## Given data
---+---

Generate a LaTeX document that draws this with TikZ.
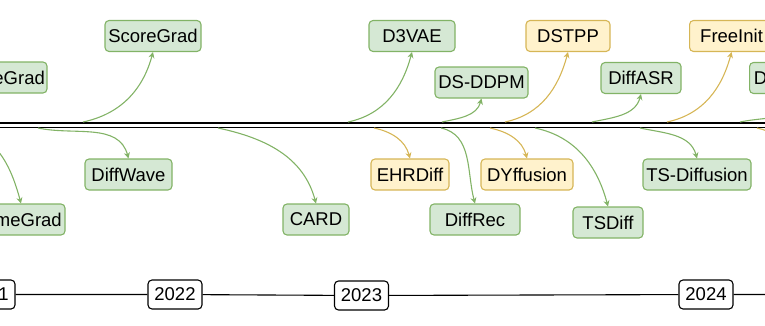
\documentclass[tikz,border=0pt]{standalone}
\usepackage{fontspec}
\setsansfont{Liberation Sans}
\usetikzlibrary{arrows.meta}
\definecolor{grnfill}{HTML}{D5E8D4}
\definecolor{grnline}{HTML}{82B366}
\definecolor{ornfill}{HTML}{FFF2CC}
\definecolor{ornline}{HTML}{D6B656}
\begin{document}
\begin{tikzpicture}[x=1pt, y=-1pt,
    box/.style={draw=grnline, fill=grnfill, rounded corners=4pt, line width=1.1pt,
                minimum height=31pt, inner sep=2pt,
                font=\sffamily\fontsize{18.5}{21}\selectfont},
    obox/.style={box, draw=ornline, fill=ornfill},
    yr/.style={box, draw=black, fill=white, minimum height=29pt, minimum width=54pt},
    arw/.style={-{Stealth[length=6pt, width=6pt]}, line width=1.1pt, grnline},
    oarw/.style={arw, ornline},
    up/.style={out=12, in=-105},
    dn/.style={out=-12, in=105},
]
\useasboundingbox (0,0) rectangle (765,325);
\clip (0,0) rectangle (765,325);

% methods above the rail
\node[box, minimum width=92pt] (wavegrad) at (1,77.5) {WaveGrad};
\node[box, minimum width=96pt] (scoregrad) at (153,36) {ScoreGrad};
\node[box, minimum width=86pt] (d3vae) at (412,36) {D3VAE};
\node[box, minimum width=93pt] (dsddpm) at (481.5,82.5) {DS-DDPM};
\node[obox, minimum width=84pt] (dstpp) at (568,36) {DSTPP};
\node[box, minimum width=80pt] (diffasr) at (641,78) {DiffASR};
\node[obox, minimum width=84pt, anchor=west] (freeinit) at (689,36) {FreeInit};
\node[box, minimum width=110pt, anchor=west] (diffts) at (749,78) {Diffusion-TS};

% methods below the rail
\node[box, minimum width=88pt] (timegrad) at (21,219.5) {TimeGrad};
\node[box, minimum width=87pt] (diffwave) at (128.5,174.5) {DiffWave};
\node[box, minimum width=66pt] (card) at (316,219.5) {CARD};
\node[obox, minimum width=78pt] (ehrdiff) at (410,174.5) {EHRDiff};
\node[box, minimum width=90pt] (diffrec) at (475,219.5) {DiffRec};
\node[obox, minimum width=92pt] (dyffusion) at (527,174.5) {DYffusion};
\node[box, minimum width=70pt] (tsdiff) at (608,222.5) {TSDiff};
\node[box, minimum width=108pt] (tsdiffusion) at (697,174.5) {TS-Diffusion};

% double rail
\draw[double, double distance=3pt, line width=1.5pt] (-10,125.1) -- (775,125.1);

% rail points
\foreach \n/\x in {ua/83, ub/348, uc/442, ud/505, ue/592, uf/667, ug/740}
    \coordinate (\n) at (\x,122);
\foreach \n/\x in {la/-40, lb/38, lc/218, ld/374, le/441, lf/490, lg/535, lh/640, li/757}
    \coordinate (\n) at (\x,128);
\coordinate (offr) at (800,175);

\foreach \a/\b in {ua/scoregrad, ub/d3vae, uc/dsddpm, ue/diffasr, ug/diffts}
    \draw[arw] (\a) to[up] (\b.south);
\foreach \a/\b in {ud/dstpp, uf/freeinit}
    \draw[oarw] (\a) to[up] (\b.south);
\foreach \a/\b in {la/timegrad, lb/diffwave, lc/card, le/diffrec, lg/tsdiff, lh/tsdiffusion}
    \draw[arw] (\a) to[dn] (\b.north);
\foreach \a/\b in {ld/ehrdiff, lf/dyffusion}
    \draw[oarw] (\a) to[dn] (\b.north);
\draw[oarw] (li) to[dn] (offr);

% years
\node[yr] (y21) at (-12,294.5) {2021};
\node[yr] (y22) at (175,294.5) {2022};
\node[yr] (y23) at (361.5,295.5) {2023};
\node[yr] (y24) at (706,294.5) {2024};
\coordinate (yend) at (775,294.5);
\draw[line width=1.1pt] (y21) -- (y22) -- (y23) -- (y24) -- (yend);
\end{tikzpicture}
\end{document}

---+---

## The task
Your task is to reproduce exactly the lines from the start of the data above through the line containing "minimum width=110pt, anchor=west]", leaving every picture out.

## The completed task
Generate a LaTeX document that draws this with TikZ.
\documentclass[tikz,border=0pt]{standalone}
\usepackage{fontspec}
\setsansfont{Liberation Sans}
\usetikzlibrary{arrows.meta}
\definecolor{grnfill}{HTML}{D5E8D4}
\definecolor{grnline}{HTML}{82B366}
\definecolor{ornfill}{HTML}{FFF2CC}
\definecolor{ornline}{HTML}{D6B656}
\begin{document}
\begin{tikzpicture}[x=1pt, y=-1pt,
    box/.style={draw=grnline, fill=grnfill, rounded corners=4pt, line width=1.1pt,
                minimum height=31pt, inner sep=2pt,
                font=\sffamily\fontsize{18.5}{21}\selectfont},
    obox/.style={box, draw=ornline, fill=ornfill},
    yr/.style={box, draw=black, fill=white, minimum height=29pt, minimum width=54pt},
    arw/.style={-{Stealth[length=6pt, width=6pt]}, line width=1.1pt, grnline},
    oarw/.style={arw, ornline},
    up/.style={out=12, in=-105},
    dn/.style={out=-12, in=105},
]
\useasboundingbox (0,0) rectangle (765,325);
\clip (0,0) rectangle (765,325);

% methods above the rail
\node[box, minimum width=92pt] (wavegrad) at (1,77.5) {WaveGrad};
\node[box, minimum width=96pt] (scoregrad) at (153,36) {ScoreGrad};
\node[box, minimum width=86pt] (d3vae) at (412,36) {D3VAE};
\node[box, minimum width=93pt] (dsddpm) at (481.5,82.5) {DS-DDPM};
\node[obox, minimum width=84pt] (dstpp) at (568,36) {DSTPP};
\node[box, minimum width=80pt] (diffasr) at (641,78) {DiffASR};
\node[obox, minimum width=84pt, anchor=west] (freeinit) at (689,36) {FreeInit};
\node[box, minimum width=110pt, anchor=west] (diffts) at (749,78) {Diffusion-TS};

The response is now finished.